TASK DIRECTIONS: Extract the first line through the line containing "years = [str(y) for y in range(2000, 2025)]" from the listing below, exactly as written.
— begin —
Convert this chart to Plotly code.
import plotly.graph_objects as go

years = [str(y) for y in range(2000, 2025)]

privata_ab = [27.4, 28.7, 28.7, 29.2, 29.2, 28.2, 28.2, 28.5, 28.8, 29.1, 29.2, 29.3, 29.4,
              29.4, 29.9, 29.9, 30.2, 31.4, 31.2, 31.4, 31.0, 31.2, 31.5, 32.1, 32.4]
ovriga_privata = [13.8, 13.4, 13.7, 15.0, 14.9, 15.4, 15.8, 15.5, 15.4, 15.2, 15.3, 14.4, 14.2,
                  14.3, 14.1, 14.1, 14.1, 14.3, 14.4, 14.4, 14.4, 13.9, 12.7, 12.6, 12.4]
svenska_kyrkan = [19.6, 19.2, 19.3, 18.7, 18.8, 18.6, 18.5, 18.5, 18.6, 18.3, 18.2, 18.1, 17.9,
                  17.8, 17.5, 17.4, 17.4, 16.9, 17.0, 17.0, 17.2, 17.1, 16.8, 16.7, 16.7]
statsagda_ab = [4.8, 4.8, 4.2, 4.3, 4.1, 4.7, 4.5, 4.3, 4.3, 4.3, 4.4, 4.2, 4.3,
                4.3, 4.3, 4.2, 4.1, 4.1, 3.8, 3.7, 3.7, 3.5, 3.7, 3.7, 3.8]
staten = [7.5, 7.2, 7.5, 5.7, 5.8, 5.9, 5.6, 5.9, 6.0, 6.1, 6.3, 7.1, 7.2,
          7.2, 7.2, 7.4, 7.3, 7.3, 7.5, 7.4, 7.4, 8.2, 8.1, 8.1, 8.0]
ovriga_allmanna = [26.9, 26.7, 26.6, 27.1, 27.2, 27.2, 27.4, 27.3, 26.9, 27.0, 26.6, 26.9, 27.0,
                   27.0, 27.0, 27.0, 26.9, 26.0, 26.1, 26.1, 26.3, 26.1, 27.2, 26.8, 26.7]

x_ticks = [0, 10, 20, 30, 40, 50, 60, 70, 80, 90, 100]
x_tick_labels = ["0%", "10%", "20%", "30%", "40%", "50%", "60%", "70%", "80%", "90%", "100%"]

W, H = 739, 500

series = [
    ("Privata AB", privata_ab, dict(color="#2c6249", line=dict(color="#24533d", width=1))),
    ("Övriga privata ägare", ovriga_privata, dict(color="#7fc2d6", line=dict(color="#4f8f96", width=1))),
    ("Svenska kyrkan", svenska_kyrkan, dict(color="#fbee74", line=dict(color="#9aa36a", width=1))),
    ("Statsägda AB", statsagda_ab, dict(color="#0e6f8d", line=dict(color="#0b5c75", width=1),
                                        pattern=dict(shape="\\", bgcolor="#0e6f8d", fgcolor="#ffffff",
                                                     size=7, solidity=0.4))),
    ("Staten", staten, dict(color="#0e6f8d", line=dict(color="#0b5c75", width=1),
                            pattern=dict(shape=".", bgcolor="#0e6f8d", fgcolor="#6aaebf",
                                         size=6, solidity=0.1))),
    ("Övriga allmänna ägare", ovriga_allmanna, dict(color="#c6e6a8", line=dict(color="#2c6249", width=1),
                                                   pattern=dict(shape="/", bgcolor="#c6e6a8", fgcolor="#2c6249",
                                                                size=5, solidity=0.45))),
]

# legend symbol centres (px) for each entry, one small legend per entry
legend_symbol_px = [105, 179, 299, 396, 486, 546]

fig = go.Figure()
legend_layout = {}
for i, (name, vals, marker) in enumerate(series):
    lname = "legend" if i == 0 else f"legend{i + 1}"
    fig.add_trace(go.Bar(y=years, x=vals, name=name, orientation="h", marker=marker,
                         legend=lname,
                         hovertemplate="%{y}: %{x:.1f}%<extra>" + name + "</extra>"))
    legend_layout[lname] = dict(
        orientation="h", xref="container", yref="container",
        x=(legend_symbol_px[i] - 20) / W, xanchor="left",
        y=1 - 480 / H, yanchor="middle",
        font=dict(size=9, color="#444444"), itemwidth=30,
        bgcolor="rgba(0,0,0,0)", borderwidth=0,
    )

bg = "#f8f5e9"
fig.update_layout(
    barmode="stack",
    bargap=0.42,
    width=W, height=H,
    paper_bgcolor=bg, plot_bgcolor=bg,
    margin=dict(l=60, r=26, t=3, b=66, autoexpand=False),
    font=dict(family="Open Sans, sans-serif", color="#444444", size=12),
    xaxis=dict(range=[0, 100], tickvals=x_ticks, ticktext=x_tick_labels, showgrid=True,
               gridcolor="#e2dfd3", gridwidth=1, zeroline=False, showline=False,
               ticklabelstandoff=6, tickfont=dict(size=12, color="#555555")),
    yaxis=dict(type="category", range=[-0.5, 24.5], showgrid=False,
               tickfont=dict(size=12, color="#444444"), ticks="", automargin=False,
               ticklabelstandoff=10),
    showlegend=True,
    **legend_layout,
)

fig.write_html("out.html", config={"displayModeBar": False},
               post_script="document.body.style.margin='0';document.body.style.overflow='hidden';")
— end —
RESULT:
Convert this chart to Plotly code.
import plotly.graph_objects as go

years = [str(y) for y in range(2000, 2025)]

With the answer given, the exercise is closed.